Scale matters here too. Revidd powers FAST, live, and on-demand across 50+ device endpoints from a single integration and reaches more than 38 million viewers and 5.2 million monthly active viewers across customers in 15 countries. Branded apps can be delivered in as little as one to two weeks, though each platform's own app-store review adds time on top of that and is outside any vendor's control.
Launch Your Own FAST Channel
Now that you know what a FAST channel is and what it takes to run one, the next step is putting it on air. If you have a content library and want to turn it into a free ad-supported channel on connected TV, book a demo and we will show you the scheduling, EPG, and ad insertion that make a broadcast-grade FAST channel. If you are weighing FAST against a subscription model first, our breakdown of FAST vs traditional OTT lays out the tradeoffs.
FAQ
What does FAST stand for?
FAST stands for Free Ad-Supported Streaming TV. It is a linear, scheduled channel delivered over the internet, free to viewers, and funded by advertising.

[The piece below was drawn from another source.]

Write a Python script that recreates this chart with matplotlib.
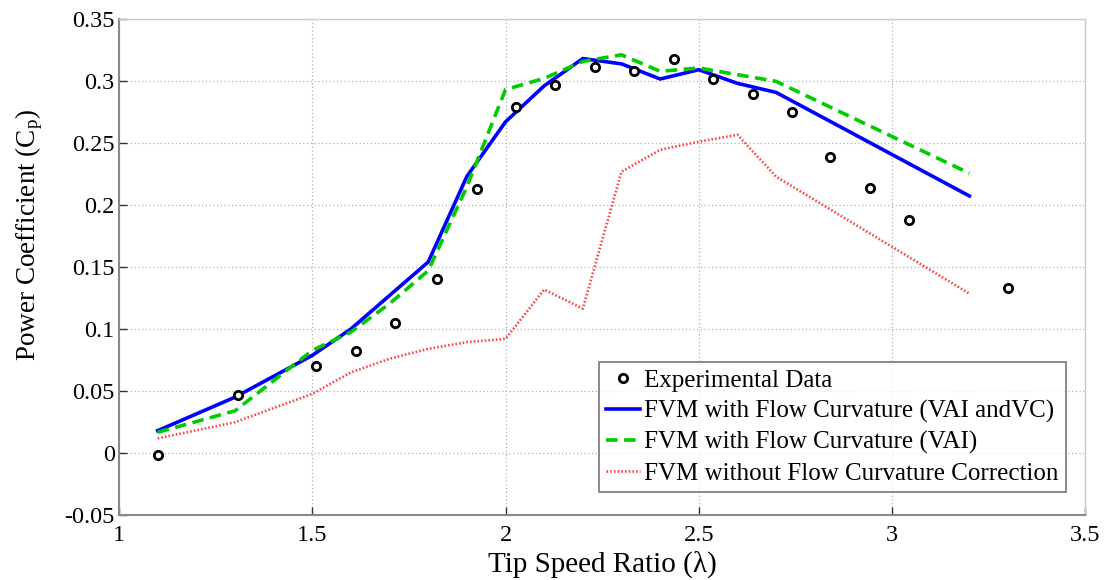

Is a FAST channel the same as AVOD?
They are related but not the same. AVOD is ad-supported on-demand content viewers choose. FAST is ad-supported linear content on a fixed schedule. FAST is essentially AVOD applied to a scheduled channel.
Where do FAST channels play?
On connected TV platforms and apps such as Roku, Samsung TV Plus, Pluto TV, and LG Channels, and inside broadcasters' own branded apps across mobile and smart TVs.
Do viewers pay for FAST channels?
No. FAST channels are free to viewers. Revenue comes from advertising inserted into the stream, not from subscriptions.
How do I start a FAST channel?
You need a content library cleared for FAST distribution, a playout system to build the schedule and EPG, SCTE-35 ad insertion, and distribution onto connected TV platforms. A plug-and-play platform provides the tooling to do this in weeks.